Write the listing out again, all of it, word for word.

-=-=-=-=-

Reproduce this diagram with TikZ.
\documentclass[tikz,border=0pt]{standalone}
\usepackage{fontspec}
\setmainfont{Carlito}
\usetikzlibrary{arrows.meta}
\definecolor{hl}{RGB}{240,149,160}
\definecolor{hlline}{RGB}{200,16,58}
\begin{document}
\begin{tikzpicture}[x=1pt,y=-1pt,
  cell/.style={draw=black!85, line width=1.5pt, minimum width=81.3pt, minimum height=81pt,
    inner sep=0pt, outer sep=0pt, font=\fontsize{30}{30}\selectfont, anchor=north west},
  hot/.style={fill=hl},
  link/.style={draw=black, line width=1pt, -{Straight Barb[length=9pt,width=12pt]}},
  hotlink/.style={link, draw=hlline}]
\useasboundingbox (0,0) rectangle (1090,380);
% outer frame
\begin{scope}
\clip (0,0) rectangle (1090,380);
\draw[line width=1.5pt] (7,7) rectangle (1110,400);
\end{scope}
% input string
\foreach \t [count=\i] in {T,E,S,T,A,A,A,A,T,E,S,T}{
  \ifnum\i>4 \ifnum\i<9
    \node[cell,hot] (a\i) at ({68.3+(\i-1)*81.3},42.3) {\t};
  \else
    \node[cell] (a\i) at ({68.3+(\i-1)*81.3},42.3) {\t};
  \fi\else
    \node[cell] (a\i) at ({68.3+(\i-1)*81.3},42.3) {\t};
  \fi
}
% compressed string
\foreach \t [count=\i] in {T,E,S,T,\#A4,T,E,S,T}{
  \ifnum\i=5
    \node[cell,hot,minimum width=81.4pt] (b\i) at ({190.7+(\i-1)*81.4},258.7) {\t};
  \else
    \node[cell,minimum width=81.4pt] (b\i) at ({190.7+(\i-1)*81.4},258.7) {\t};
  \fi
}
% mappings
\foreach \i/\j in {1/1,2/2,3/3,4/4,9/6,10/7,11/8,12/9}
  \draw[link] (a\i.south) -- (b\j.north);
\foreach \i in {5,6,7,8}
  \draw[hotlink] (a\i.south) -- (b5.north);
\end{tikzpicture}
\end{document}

-=-=-=-=-

§ Final result:
Reproduce this diagram with TikZ.
\documentclass[tikz,border=0pt]{standalone}
\usepackage{fontspec}
\setmainfont{Carlito}
\usetikzlibrary{arrows.meta}
\definecolor{hl}{RGB}{240,149,160}
\definecolor{hlline}{RGB}{200,16,58}
\begin{document}
\begin{tikzpicture}[x=1pt,y=-1pt,
  cell/.style={draw=black!85, line width=1.5pt, minimum width=81.3pt, minimum height=81pt,
    inner sep=0pt, outer sep=0pt, font=\fontsize{30}{30}\selectfont, anchor=north west},
  hot/.style={fill=hl},
  link/.style={draw=black, line width=1pt, -{Straight Barb[length=9pt,width=12pt]}},
  hotlink/.style={link, draw=hlline}]
\useasboundingbox (0,0) rectangle (1090,380);
% outer frame
\begin{scope}
\clip (0,0) rectangle (1090,380);
\draw[line width=1.5pt] (7,7) rectangle (1110,400);
\end{scope}
% input string
\foreach \t [count=\i] in {T,E,S,T,A,A,A,A,T,E,S,T}{
  \ifnum\i>4 \ifnum\i<9
    \node[cell,hot] (a\i) at ({68.3+(\i-1)*81.3},42.3) {\t};
  \else
    \node[cell] (a\i) at ({68.3+(\i-1)*81.3},42.3) {\t};
  \fi\else
    \node[cell] (a\i) at ({68.3+(\i-1)*81.3},42.3) {\t};
  \fi
}
% compressed string
\foreach \t [count=\i] in {T,E,S,T,\#A4,T,E,S,T}{
  \ifnum\i=5
    \node[cell,hot,minimum width=81.4pt] (b\i) at ({190.7+(\i-1)*81.4},258.7) {\t};
  \else
    \node[cell,minimum width=81.4pt] (b\i) at ({190.7+(\i-1)*81.4},258.7) {\t};
  \fi
}
% mappings
\foreach \i/\j in {1/1,2/2,3/3,4/4,9/6,10/7,11/8,12/9}
  \draw[link] (a\i.south) -- (b\j.north);
\foreach \i in {5,6,7,8}
  \draw[hotlink] (a\i.south) -- (b5.north);
\end{tikzpicture}
\end{document}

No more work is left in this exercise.